Ew. I just looked across the hall at the other dr.'s office and see a girl I went to school with since 4th grade. I hated that bitch she was always so mean to me. Still thin and perfect as ever... sigh. lucky. This drug rep. just brought a super good looking strusel to work. I want some but I can't have it. I won't.

I need to weigh myself... I'm just scared I've gained. :( bet I have. Wll...I'll do good today and weigh tomorrow morning after Chad goes to work. Should be easy to get out of dinner tonight, going to my moms house to watch tv. Sons of Anarchy is on and I don't have cable yet.

<3 love you all. I'll post again soon.
Toxic

Monday, September 17, 2012

Back after a long while.

First off I MISSED EVERYONE!!! I promise to catch up on all your blogs.

Let me fill you all in real quick. So I'm 21 years old now and had one hell of a birthday in July :) I'm still with Chad and couldn't be happier. I bought my own place! Me and Chad live together with his cat and my dog. We're still getting settled, but so far I'm happy. I'm not in school at the moment because they kicked me out for dropping so many classes and doing really bad.

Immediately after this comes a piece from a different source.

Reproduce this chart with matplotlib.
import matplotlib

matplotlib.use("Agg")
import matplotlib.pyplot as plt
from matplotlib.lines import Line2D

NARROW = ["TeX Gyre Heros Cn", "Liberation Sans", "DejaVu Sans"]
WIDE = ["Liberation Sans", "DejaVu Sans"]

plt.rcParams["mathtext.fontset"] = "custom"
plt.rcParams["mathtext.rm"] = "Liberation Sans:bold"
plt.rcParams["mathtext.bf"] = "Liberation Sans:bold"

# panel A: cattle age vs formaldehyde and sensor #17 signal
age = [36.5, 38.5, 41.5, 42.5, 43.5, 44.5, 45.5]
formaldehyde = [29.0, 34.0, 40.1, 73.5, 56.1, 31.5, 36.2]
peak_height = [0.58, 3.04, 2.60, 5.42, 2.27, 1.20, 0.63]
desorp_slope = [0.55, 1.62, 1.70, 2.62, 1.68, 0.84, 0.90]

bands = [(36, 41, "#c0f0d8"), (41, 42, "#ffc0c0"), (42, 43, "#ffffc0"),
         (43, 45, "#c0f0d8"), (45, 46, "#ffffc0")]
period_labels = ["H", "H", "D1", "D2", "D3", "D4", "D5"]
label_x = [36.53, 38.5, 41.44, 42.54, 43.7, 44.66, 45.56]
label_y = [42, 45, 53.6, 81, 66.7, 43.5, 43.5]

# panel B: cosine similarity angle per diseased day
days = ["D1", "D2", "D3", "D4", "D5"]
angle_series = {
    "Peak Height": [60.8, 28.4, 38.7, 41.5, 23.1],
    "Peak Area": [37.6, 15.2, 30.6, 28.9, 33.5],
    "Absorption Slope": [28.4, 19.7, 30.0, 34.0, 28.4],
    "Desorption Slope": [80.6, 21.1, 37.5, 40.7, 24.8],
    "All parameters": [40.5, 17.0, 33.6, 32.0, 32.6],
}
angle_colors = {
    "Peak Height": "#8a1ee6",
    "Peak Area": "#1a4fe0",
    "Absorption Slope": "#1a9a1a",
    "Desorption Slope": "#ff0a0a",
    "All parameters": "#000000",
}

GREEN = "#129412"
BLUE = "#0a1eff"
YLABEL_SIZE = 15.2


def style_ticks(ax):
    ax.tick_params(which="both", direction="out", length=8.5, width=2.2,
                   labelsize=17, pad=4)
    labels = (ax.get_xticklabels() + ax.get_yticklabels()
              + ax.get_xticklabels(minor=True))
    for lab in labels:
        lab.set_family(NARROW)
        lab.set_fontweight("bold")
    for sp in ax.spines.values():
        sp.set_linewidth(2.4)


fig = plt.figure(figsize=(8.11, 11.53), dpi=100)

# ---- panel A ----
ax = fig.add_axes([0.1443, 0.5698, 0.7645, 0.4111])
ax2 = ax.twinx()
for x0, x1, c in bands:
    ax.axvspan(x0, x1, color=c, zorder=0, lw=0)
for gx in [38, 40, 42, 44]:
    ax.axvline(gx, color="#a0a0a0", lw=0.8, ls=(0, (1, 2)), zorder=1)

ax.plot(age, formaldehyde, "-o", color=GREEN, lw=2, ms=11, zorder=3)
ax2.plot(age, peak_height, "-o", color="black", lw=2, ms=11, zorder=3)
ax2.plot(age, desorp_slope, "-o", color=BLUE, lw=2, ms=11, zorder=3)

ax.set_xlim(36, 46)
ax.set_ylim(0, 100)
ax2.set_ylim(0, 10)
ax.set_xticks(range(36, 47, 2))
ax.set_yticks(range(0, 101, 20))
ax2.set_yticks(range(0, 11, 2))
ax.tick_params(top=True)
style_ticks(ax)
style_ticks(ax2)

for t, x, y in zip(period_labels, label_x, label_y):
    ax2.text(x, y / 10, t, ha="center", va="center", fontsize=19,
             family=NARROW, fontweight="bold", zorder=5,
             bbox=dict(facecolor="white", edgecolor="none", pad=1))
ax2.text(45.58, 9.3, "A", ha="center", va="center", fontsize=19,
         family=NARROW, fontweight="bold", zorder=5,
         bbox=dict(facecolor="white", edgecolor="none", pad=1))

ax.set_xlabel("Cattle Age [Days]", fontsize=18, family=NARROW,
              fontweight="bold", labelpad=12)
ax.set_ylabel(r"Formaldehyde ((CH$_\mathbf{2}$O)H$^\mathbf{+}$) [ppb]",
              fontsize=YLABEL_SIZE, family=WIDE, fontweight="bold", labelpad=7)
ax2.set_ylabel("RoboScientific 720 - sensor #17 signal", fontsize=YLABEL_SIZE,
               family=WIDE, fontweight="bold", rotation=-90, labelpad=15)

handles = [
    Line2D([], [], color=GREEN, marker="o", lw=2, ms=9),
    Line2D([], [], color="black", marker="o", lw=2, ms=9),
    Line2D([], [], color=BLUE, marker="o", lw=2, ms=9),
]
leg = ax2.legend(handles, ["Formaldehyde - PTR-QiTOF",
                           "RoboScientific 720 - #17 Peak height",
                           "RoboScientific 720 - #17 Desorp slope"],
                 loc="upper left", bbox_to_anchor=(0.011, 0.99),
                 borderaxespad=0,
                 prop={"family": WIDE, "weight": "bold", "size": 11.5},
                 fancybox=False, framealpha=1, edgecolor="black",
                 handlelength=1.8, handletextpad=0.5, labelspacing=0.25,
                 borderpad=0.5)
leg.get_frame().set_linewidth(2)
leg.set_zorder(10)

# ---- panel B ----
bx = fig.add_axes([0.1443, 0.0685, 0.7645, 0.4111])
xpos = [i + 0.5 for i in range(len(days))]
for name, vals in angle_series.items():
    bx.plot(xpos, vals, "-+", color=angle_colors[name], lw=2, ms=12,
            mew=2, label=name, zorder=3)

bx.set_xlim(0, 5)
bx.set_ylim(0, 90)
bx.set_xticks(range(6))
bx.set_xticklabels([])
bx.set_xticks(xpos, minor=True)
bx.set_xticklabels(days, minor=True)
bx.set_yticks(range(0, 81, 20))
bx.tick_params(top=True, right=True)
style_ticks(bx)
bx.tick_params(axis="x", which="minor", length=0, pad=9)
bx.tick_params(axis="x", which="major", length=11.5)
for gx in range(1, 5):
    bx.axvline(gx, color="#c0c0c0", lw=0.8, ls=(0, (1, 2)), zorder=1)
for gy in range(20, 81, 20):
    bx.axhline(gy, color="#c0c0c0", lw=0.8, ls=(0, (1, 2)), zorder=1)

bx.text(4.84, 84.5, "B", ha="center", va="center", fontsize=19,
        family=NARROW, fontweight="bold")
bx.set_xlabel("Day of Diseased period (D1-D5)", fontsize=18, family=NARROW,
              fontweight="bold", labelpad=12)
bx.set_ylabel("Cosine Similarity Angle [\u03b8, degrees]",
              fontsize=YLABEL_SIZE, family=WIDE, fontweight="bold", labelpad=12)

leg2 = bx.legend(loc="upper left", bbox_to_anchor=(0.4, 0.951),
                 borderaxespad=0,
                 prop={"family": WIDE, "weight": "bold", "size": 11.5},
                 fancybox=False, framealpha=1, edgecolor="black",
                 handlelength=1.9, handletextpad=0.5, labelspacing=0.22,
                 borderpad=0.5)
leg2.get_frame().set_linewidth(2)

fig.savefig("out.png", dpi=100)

It's good though, I haven't purged at all in months, and I think my college was a big trigger for purging. I do binge occasionally though still... I'm still restricting and fasting.

My weight got as low as 148.6 and I got up to 165 but now I'm down to 155.8. I need to get back under my LW and will soon. The trailer park I live in has a gym that I can use for free! So I need to go.

I don't really know why but since I've been living on my own with Chad I've been so tempted to restrict, binge, and other harmful activities. I told Chad I'm trying to be healthy and change and blah blah blah and my food issues are in the past. (as if) Not gonna lie for a while (on and off) I was honestly trying to get better and accept myself and eat normal but fuck I can't do that. I just wanna be thin and I don't care what it takes I'm gonna do this! I need to. It's the only thing that makes me feel good about myself. Also it's my life, NOT my fiance, mom, friends, doctors, or anyone else's! ugh!

Anyways...my mom now knows about my past issues with food and how I used to binge/purge and starve. She also knows that's why I got sick, got stomach ulcers, and understands that all those times I magically "got sick" after eating I was purging. How the time I got mad shoved a whole half of a cheesecake in my mouth then ran out of the house I went to purge, and when she saw me go to the bathroom with a diet Pepsi I was going to purge. So I have to watch out for both my fiance who I live with, and my mom who is also my boss at work. I'm with one or both of these people for like 18-20 hours of my day. So ya, secrecy is key. Not saying I really enjoy or want to do these things (I hate purging) but damn it I will control my life.